Value of $a$ such that $ax^2-4x+9$ has integer roots

Question

The question is to find out the value of $a$ such that $ax^2-4x+9=0$ has integer roots.

If $a$ is 1 then the roots if they are rational are integers.But the discriminant in such case is -ve so $a\neq 1$ Similarly by rational root theorem $a \neq -1$ So $a$ must be a fraction of the form $1/b$ such that $b$ is a integer.
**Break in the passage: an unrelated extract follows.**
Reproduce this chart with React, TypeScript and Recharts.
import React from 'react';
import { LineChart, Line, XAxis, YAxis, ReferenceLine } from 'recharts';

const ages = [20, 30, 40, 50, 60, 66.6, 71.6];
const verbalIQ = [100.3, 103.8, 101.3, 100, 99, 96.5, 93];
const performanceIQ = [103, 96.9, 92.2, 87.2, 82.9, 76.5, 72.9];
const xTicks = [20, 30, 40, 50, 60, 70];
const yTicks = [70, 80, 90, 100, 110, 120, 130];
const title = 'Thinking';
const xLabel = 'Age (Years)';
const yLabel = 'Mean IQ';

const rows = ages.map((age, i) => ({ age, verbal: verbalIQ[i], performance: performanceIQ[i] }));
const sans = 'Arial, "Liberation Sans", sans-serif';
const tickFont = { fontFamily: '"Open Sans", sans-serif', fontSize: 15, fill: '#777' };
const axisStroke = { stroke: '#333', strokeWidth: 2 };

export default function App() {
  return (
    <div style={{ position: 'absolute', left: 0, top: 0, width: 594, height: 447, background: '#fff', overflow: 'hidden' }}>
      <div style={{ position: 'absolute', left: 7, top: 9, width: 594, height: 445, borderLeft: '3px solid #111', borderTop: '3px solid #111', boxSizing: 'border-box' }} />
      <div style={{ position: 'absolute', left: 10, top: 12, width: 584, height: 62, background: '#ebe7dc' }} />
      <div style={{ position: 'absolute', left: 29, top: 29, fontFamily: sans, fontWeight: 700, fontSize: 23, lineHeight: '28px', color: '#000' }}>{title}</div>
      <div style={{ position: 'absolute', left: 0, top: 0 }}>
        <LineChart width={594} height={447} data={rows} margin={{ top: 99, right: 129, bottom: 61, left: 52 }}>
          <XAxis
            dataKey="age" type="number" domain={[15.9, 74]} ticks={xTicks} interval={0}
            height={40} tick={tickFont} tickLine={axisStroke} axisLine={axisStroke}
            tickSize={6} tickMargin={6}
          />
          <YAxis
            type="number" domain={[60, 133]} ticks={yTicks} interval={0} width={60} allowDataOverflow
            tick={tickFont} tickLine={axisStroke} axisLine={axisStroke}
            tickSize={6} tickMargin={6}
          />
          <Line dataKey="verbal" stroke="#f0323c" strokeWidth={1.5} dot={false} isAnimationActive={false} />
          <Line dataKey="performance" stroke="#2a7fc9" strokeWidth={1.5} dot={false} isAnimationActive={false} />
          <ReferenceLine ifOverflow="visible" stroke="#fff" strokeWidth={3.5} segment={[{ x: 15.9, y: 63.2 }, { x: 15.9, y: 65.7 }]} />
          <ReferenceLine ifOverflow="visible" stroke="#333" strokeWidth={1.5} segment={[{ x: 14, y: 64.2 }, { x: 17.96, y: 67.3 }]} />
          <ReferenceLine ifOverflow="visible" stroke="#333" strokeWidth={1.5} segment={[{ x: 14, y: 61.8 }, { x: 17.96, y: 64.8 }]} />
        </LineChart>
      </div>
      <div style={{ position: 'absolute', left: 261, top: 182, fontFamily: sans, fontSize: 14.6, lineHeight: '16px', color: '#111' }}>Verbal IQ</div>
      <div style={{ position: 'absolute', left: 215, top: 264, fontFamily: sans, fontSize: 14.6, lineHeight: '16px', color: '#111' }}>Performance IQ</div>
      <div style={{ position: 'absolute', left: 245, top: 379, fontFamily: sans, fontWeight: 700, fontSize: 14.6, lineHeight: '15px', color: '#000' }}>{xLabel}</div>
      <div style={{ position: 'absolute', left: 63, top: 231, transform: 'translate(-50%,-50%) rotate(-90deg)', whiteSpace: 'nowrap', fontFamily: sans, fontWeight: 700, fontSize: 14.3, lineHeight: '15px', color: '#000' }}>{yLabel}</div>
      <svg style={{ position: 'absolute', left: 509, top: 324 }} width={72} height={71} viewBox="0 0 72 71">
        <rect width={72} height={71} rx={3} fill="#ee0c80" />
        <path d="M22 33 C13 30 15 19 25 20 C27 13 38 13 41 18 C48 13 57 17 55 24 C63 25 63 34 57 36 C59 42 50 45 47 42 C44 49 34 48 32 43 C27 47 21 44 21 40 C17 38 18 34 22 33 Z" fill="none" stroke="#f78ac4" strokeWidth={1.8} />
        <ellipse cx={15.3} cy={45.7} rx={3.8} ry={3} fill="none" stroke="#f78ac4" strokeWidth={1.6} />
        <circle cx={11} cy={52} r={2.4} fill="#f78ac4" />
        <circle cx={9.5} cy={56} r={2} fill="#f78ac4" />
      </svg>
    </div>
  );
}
Now the condition of the equation $x^2-4bx+9b$ to have rational roots and thereby integers because the leading coefficient is unity is that its discriminant must be a perfect square.so $16b^2-36b$ is a perfect square.I couldn't get how to determine $b$ from this.Any ideas?Thanks

This link Elementary number theory and quadratic doesn't have the attempt in which I am unable to proceed.

Answer 1

Starting from your original equation: $$ ax^2 -4x+9 = 0\text{, immediately } x = \frac{2\pm\sqrt{4-9a}}{a} $$ Insisting that $x\in\Bbb{Z}$ gives $4-9a = n^2$ for some $n\in\Bbb{Q}$ and so $$ \frac{9(2\pm n)}{4-n^2} \in \Bbb{Z}\quad \frac{9}{2+ n}\in \Bbb{Z}\text{ and }\frac{9}{2- n}\in \Bbb{Z} $$ There are finitely many $n$ in $\Bbb{Q}$ that satisfy the two conditions simultaneously. If you insist on only one integral root then just choose $n$ so that $\frac{9}{2+ n}\in \Bbb{Z}$ and solve for $a$.